On May 17, Commonwealth Attorney G. Ryan Mehaffey sent the Spotsylvania County sheriff a letter saying Virginia’s new ban on “assault weapons” violates the Second Amendment and “cannot be lawfully enforced.” Smyth County Commonwealth Attorney Phillip Blevins sent the same message. Cato has a long record of opposing such laws—pointing out the sensationalized nature of the term “assault weapons,” filing legal briefings against Maryland’s similar law, and covering challenges to the Virginia measure. Mehaffey and Blevins can go further than just sending letters; they can bring their own lawsuit.

The idea of an official challenging the constitutionality of a law he is tasked with enforcing may seem unconventional, but there’s precedent for it in the exact context of anti-gun measures. In the 1990s, Congress enacted the federal Brady Act, which required local law enforcement to conduct background checks on would-be handgun purchasers. An Arizona sheriff brought suit in Mack v. United States, arguing that the law violated the Constitution by “commandeering” state officials into carrying out a federal program. 

The district court held that the sheriff had standing to bring suit for two reasons: first, unlike the new Virginia law, the Brady Act imposed criminal penalties for noncompliance that put him at risk. Further, the court noted that he had sworn an oath “to uphold his duties as sheriff”—an oath enforceable by criminal penalties. He believed he was caught between violating federal law and violating his oath to uphold the Constitution, so he had standing.

The district court relied on the 1968 Supreme Court decision Board of Education v. Allen. There, a New York law required public school officials to lend textbooks to students attending religious schools. While the Court ultimately held that this did not violate the Establishment Clause, it easily determined that local school officials had standing. They “have taken an oath to support the United States Constitution,” and believing the state law unconstitutional, “they are in the position of having to choose between violating their oath” and refusing to comply with state law. “There can be no doubt that appellants thus have a ‘personal stake in the outcome’ of this litigation.”

The Arizona sheriff’s case eventually reached the Supreme Court under the name Printz v. United States. Though the Court did not address standing, it is a jurisdictional requirement for any suit. If the Court believed the sheriff was the wrong party to challenge the Brady Act, it could have said so, yet it left the district court’s decision undisturbed.

Guns are not the only area where officials may believe they are being asked to enforce unconstitutional laws—a similar controversy emerged in Georgia a few years ago around abortion. Officials in such a position have a decision to make: they can set their concerns aside and enforce the laws until the courts tell them not to, though this makes light of their oaths. They can refuse to comply, but this runs the risk of thwarting legitimate laws (indeed, Southern state officials refusing to enforce federal law was part of the infamous “massive resistance” to civil rights). Or they can do what other people do when their legal duties are unclear: go to court.

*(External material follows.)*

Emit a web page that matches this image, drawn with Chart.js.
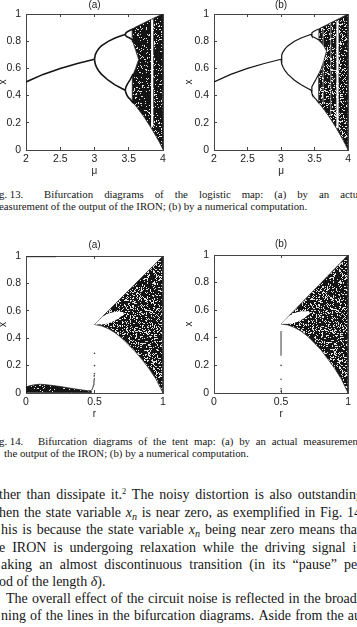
<!DOCTYPE html>
<html>
<head>
<meta charset="utf-8">
<script src="https://cdn.jsdelivr.net/npm/chart.js@4.4.1/dist/chart.umd.min.js"></script>
<style>
  html, body { margin: 0; padding: 0; background: #fff; }
  body { width: 357px; height: 627px; overflow: hidden; position: relative;
         font-family: "Liberation Serif", "Times New Roman", serif; color: #161616; }
  .box { position: absolute; }
  .box canvas { display: block; }
  .ln { position: absolute; white-space: nowrap; }
  .ln.j { display: flex; justify-content: space-between; }
  .cap { font-size: 10.8px; line-height: 12px; height: 12px; }
  .txt { font-size: 14px; line-height: 17px; height: 17px; }
  sup { font-size: 0.6em; vertical-align: 0.55em; line-height: 0; }
  sub { font-size: 0.72em; vertical-align: -0.3em; line-height: 0; }
</style>
</head>
<body>
<div class="box" style="left:-3px;top:-1px"><canvas id="logA" width="183" height="178"></canvas></div>
<div class="box" style="left:183px;top:-1px"><canvas id="logB" width="174" height="178"></canvas></div>
<div class="box" style="left:-3px;top:239px"><canvas id="tentA" width="183" height="181"></canvas></div>
<div class="box" style="left:183px;top:238px"><canvas id="tentB" width="174" height="182"></canvas></div>
<div id="page"></div>
<script>
(function () {
    "use strict";

    const yTicks = [0, 0.2, 0.4, 0.6, 0.8, 1];
    const muTicks = [2, 2.5, 3, 3.5, 4];
    const rTicks = [0, 0.5, 1];

    // logistic map: periodic branches (both panels agree here)
    const logPeriod1 = [[2, 0.5], [2.25, 0.556], [2.5, 0.6], [2.75, 0.636], [3, 0.667]];
    const logUpper2 = [[3, 0.667], [3.01, 0.699], [3.03, 0.722], [3.06, 0.744], [3.1, 0.765], [3.2, 0.799], [3.3, 0.824], [3.4, 0.842], [3.449, 0.85]];
    const logLower2 = [[3, 0.667], [3.01, 0.633], [3.03, 0.608], [3.06, 0.583], [3.1, 0.558], [3.2, 0.513], [3.3, 0.479], [3.4, 0.452], [3.449, 0.44]];
    const logUpper4a = [[3.449, 0.85], [3.46, 0.862], [3.48, 0.87], [3.5, 0.875], [3.52, 0.88], [3.565, 0.89]];
    const logUpper4b = [[3.449, 0.85], [3.46, 0.838], [3.48, 0.831], [3.5, 0.827], [3.52, 0.822], [3.565, 0.808]];
    const logLower4a = [[3.449, 0.44], [3.46, 0.465], [3.48, 0.484], [3.5, 0.501], [3.52, 0.518], [3.565, 0.56]];
    const logLower4b = [[3.449, 0.44], [3.46, 0.418], [3.48, 0.397], [3.5, 0.383], [3.52, 0.374], [3.565, 0.345]];

    // chaotic region outlines (upper edge, right edge, lower edge, gap between bands)
    const logAChaos = [[3.55, 0.889], [3.6, 0.904], [3.7, 0.929], [3.8, 0.954], [3.9, 0.978], [4, 1], [4, 0.005],
        [3.95, 0.055], [3.9, 0.1], [3.85, 0.143], [3.8, 0.183], [3.75, 0.222], [3.7, 0.259], [3.65, 0.293], [3.6, 0.326], [3.55, 0.352],
        [3.552, 0.54], [3.6, 0.6], [3.645, 0.665], [3.6, 0.735], [3.56, 0.795], [3.55, 0.889]];
    const logBChaos = [[3.565, 0.891], [3.6, 0.9], [3.7, 0.925], [3.8, 0.95], [3.9, 0.975], [4, 1], [4, 0],
        [3.95, 0.049], [3.9, 0.095], [3.85, 0.139], [3.8, 0.18], [3.75, 0.22], [3.7, 0.257], [3.65, 0.291], [3.6, 0.324], [3.565, 0.345],
        [3.562, 0.56], [3.6, 0.6], [3.65, 0.678], [3.679, 0.728], [3.65, 0.754], [3.6, 0.788], [3.565, 0.805], [3.565, 0.891]];
    // periodic windows: [mu, low, high]
    const logAWindows = [[3.842, 0.17, 0.96]];
    const logBWindows = [[3.628, 0.34, 0.9], [3.741, 0.25, 0.93], [3.842, 0.16, 0.95]];

    // tent map
    const tentAChaos = [[0.5, 0.5], [1, 1], [1, 0], [0.95, 0.1], [0.9, 0.175], [0.85, 0.24], [0.8, 0.3], [0.75, 0.35],
        [0.7, 0.4], [0.65, 0.44], [0.6, 0.47], [0.55, 0.49], [0.5, 0.5]];
    const tentBChaos = [[0.5, 0.5], [1, 1], [1, 0], [0.95, 0.1], [0.9, 0.178], [0.85, 0.245], [0.8, 0.31], [0.75, 0.36],
        [0.7, 0.41], [0.65, 0.448], [0.6, 0.475], [0.55, 0.493], [0.5, 0.5]];
    const tentEye = [[0.5, 0.5], [0.53, 0.53], [0.56, 0.558], [0.6, 0.58], [0.65, 0.593], [0.69, 0.593], [0.715, 0.585],
        [0.71, 0.572], [0.67, 0.54], [0.62, 0.514], [0.57, 0.502], [0.5, 0.5]];
    const tentANoise = [[0, 0.005], [0, 0.045], [0.05, 0.058], [0.1, 0.064], [0.15, 0.06], [0.2, 0.054], [0.25, 0.047],
        [0.3, 0.039], [0.35, 0.031], [0.4, 0.023], [0.45, 0.017], [0.475, 0.014], [0.475, 0.003], [0.3, 0.003], [0, 0.005]];
    const tentARise = [[0.455, 0.012], [0.47, 0.016], [0.48, 0.022], [0.487, 0.035], [0.492, 0.055], [0.496, 0.08], [0.499, 0.11]];
    const tentADots = [[0.5, 0.14], [0.5, 0.29], [0.498, 0.125], [0.5, 0.2], [0.5, 1]];
    const tentATop = [[0.005, 0.996], [0.22, 0.996]];
    const tentBStem = [[0.5, 0.27], [0.5, 0.45]];
    const tentBDots = [[0.5, 0.1], [0.5, 0.03], [0.5, 0.012], [0.5, 0.2], [0.5, 1]];

    const ink = '#141414';

    // speckled texture for the dense clouds of iterates (fixed hash, no randomness)
    function speckle(share, base) {
        const n = 97;
        const c = document.createElement('canvas');
        c.width = c.height = n;
        const g = c.getContext('2d');
        g.fillStyle = base;
        g.fillRect(0, 0, n, n);
        g.fillStyle = '#e4e4e4';
        for (let y = 0; y < n; y++) {
            for (let x = 0; x < n; x++) {
                let h = (Math.imul(x + 11, 0x9e3779b1) + Math.imul(y + 3, 0x85ebca77)) | 0;
                h ^= h >>> 15;
                h = Math.imul(h, 0x2c1b3c6d);
                h ^= h >>> 12;
                h = Math.imul(h, 0x297a2d39);
                h ^= h >>> 15;
                if (((h >>> 8) & 255) < share * 256) g.fillRect(x, y, 1, 1);
            }
        }
        return g.createPattern(c, 'repeat');
    }

    const xy = a => a.map(p => ({ x: p[0], y: p[1] }));
    const curve = (a, w, c) => ({ data: xy(a), showLine: true, pointRadius: 0, borderWidth: w, borderColor: c, fill: false });
    const area = (a, bg, edge) => ({ data: xy(a), showLine: true, pointRadius: 0, borderWidth: edge ? 0.8 : 1,
        borderColor: edge || 'transparent', backgroundColor: bg, fill: 'shape' });
    const dots = (a, r, c) => ({ data: xy(a), showLine: false, pointRadius: r, pointBorderWidth: 0, pointBackgroundColor: c });
    const stripe = (w, lw, c) => curve([[w[0], w[1]], [w[0], w[2]]], lw, c);

    function axis(pos, ticks, lo, hi, size, title, labels) {
        const horiz = pos === 'top' || pos === 'bottom';
        return {
            type: 'linear', position: pos, min: lo, max: hi, z: 1,
            afterBuildTicks: function (s) { s.ticks = ticks.map(v => ({ value: v })); },
            afterFit: function (s) { if (horiz) { s.height = size; } else { s.width = size; } },
            ticks: { display: labels, color: '#222', font: { size: 10.5 }, padding: horiz ? 6 : 8,
                maxRotation: 0, autoSkip: false, callback: v => String(v) },
            grid: { drawOnChartArea: false, drawTicks: true, tickLength: -3, color: '#444', lineWidth: 1 },
            border: { display: true, color: '#444', width: 1 },
            title: { display: !!title, text: title, color: '#222', font: { size: 10 }, padding: 0 }
        };
    }

    function plot(id, xTicks, xTitle, panel, layers, box) {
        new Chart(document.getElementById(id), {
            type: 'scatter',
            // layers are listed bottom first; Chart.js paints dataset 0 last
            data: { datasets: layers.slice().reverse() },
            options: {
                responsive: false, animation: false, events: [],
                layout: { padding: 0 },
                plugins: { legend: { display: false }, tooltip: { enabled: false } },
                scales: {
                    x: axis('bottom', xTicks, xTicks[0], xTicks[xTicks.length - 1], box[3], xTitle, true),
                    x2: axis('top', xTicks, xTicks[0], xTicks[xTicks.length - 1], box[0], panel, false),
                    y: axis('left', yTicks, 0, 1, box[2], 'x', true),
                    y2: axis('right', yTicks, 0, 1, box[1], '', false)
                }
            }
        });
    }

    function logLayers(chaos, windows, fillPat, lw) {
        const out = [area(chaos, fillPat, '#222')];
        windows.forEach(w => out.push(stripe(w, w[0] > 3.8 ? 2.2 : 1, w[0] > 3.8 ? '#fff' : 'rgba(255,255,255,0.55)')));
        [logPeriod1, logUpper2, logLower2, logUpper4a, logUpper4b, logLower4a, logLower4b]
            .forEach(b => out.push(curve(b, lw, ink)));
        return out;
    }

    plot('logA', muTicks, 'μ', '(a)', logLayers(logAChaos, logAWindows, speckle(0.12, ink), 1.6), [15, 17, 29, 27]);
    plot('logB', muTicks, 'μ', '(b)', logLayers(logBChaos, logBWindows, speckle(0.2, ink), 1.2), [15, 5, 31, 27]);

    plot('tentA', rTicks, 'r', '(a)', [
        area(tentAChaos, speckle(0.24, ink), '#333'),
        area(tentEye, '#ffffff', null),
        area(tentANoise, speckle(0.08, ink), '#222'),
        curve(tentARise, 1, '#333'),
        curve(tentATop, 1.3, '#333'),
        dots(tentADots, 0.8, '#333')
    ], [17, 17, 29, 27]);

    plot('tentB', rTicks, 'r', '(b)', [
        area(tentBChaos, speckle(0.24, ink), '#333'),
        area(tentEye, '#ffffff', null),
        curve(tentBStem, 1.3, '#666'),
        dots(tentBDots, 0.8, '#444')
    ], [17, 5, 31, 27]);

    // page text around the figures
    const lines = [
        { cls: 'cap', y: 194, x0: -1, x1: 22, j: false, html: 'g. 13.' },
        { cls: 'cap', y: 194, x0: 44, x1: 366, j: true, html: 'Bifurcation diagrams of the logistic map: (a) by an actual' },
        { cls: 'cap', y: 206, x0: -1, x1: 357, j: false, html: 'easurement of the output of the IRON; (b) by a numerical computation.' },
        { cls: 'cap', y: 441, x0: -1, x1: 22, j: false, html: 'g. 14.' },
        { cls: 'cap', y: 441, x0: 38, x1: 361, j: true, html: 'Bifurcation diagrams of the tent map: (a) by an actual measurement' },
        { cls: 'cap', y: 453, x0: 4, x1: 357, j: false, html: 'the output of the IRON; (b) by a numerical computation.' },
        { cls: 'txt', y: 494, x0: -1, x1: 363, j: true, html: 'ther than dissipate it.<sup>2</sup> The noisy distortion is also outstanding' },
        { cls: 'txt', y: 512, x0: -1, x1: 361, j: true, html: 'hen the state variable <i>x</i><sub><i>n</i></sub> is near zero, as exemplified in Fig. 14' },
        { cls: 'txt', y: 529, x0: 1, x1: 361, j: true, html: 'his is because the state variable <i>x</i><sub><i>n</i></sub> being near zero means that' },
        { cls: 'txt', y: 547, x0: -1, x1: 362, j: true, html: 'e IRON is undergoing relaxation while the driving signal is' },
        { cls: 'txt', y: 564, x0: 1, x1: 362, j: true, html: 'aking an almost discontinuous transition (in its “pause” per' },
        { cls: 'txt', y: 581, x0: -1, x1: 357, j: false, html: 'od of the length <i>δ</i>).' },
        { cls: 'txt', y: 598, x0: 6, x1: 363, j: true, html: 'The overall effect of the circuit noise is reflected in the broade' },
        { cls: 'txt', y: 615, x0: 1, x1: 361, j: true, html: 'ning of the lines in the bifurcation diagrams. Aside from the au' }
    ];
    const page = document.getElementById('page');
    lines.forEach(function (l) {
        const d = document.createElement('div');
        d.className = 'ln ' + l.cls + (l.j ? ' j' : '');
        const lh = l.cls === 'cap' ? 12 : 17;
        d.style.left = l.x0 + 'px';
        d.style.top = (l.y - lh / 2) + 'px';
        d.style.width = (l.x1 - l.x0) + 'px';
        d.innerHTML = l.j ? l.html.split(' ').map(w => '<span>' + w + '</span>').join('') : l.html;
        page.appendChild(d);
    });
})();
</script>
</body>
</html>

That’s not a perfect solution, of course. Judges can get the Constitution wrong like anyone else. But for hundreds of years, they’ve had the practical last word on what it requires of officials. That’s good enough for government work. (Besides, officials can always resign in protest should judges require them to do things they cannot conscientiously do.)

Mehaffey and Blevins do not want to enforce an unconstitutional law. Good for them. Better still, if they turn their opposition into a lawsuit that could protect the rights of all Virginians.